The collision of global markets and social mood

Wednesday, February 22, 2017

Wednesday -- Mood, Mode, Jay-Z VC, Eurodollar Market

S&P E-mini Futures:
Looks like another three-wave pullback from a new rally high.

Social Mood:
From now on this section is not news anymore, it's mood.

Mood is the driver of markets, not news.

Mood is the how and why behind how markets move.

Mood is mode.

News might well cause momentary action, but doesn't affect trends.

Mood IS the trend.

So . . .

Q: What mode might we be in when a wildly successful rapper launches a venture capital fund?


This mode:

Source: Marketwatch.com
Party mode.

Maybe it's time to cover all your bases and protect your portfolio.
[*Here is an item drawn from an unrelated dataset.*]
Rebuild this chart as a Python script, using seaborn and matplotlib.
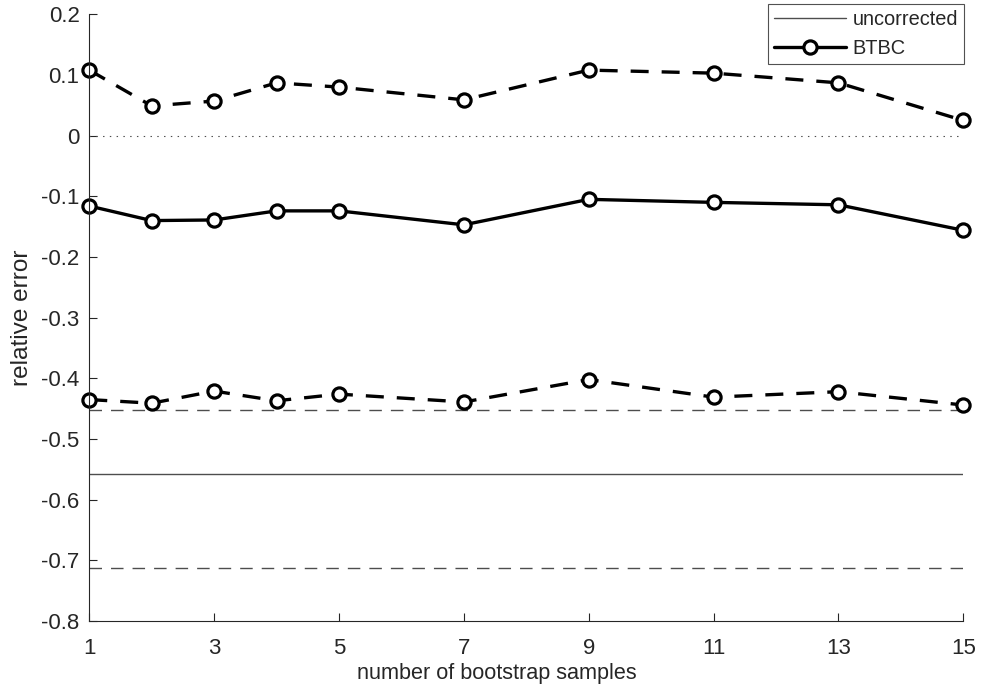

You might want to check out this cool interview with options great Tony Saliba on my friend Sean McLaughlin's new podcast Gimme Some Options. It's great.


I hope these guys can get together for a beer in Chicago sometime. Sounds like they would make great partners in the trading business.

Moodwise, just like the markets started rallying before the election, perhaps the ominous spread widening between France and Germany is not simply about Marine Le Pen's political gains.

With spreads on the move yet again this morning (even as equities rallied on French & German PMI readings which showed further expansion), and given some of the undercurrents going on in the Eurodollar market, we should avoid the temptation to try to assign a news item to what might clearly be bank stress.

Dealers (banks) have left the Eurodollar market, which has left behind very low liquidity. That could be a big problem.

Fed minutes at 2pm.

FX:
Much the same as yesterday, but JPY stronger, so caution might be creeping in.

Treasuries:
Prices reaching higher once again, but not yet seeing the degree of liftoff one would expect.

Energy:
WTI crude backing away from 55.

NG got blown out yesterday, -10%. When it was noted that the 2.546 swing point was in the crosshairs, who knew it would be in one day?

2.546 was broken overnight. NG has since bounced.

Metals:
Gold might be short-term bullish now that it broke above 1240.20, but needs to blast through 1250 on major volume. The rest are red.

S&P Outlook:
One of the last tweets of the day was "If below $SPX 2360 area, 2343 looks juicy." So there's that potential as of the open.

Or, there's still the potential for the higher Fib zone at 2373.89-2379.39 to get tested.

Either way, it doesn't fee like the bull run is over. It may just be getting more complicated.

Have shifted to a mix of SPY puts and scalping SSO against them, scaling in and out. Trying to take money from both sides while keeping risk small.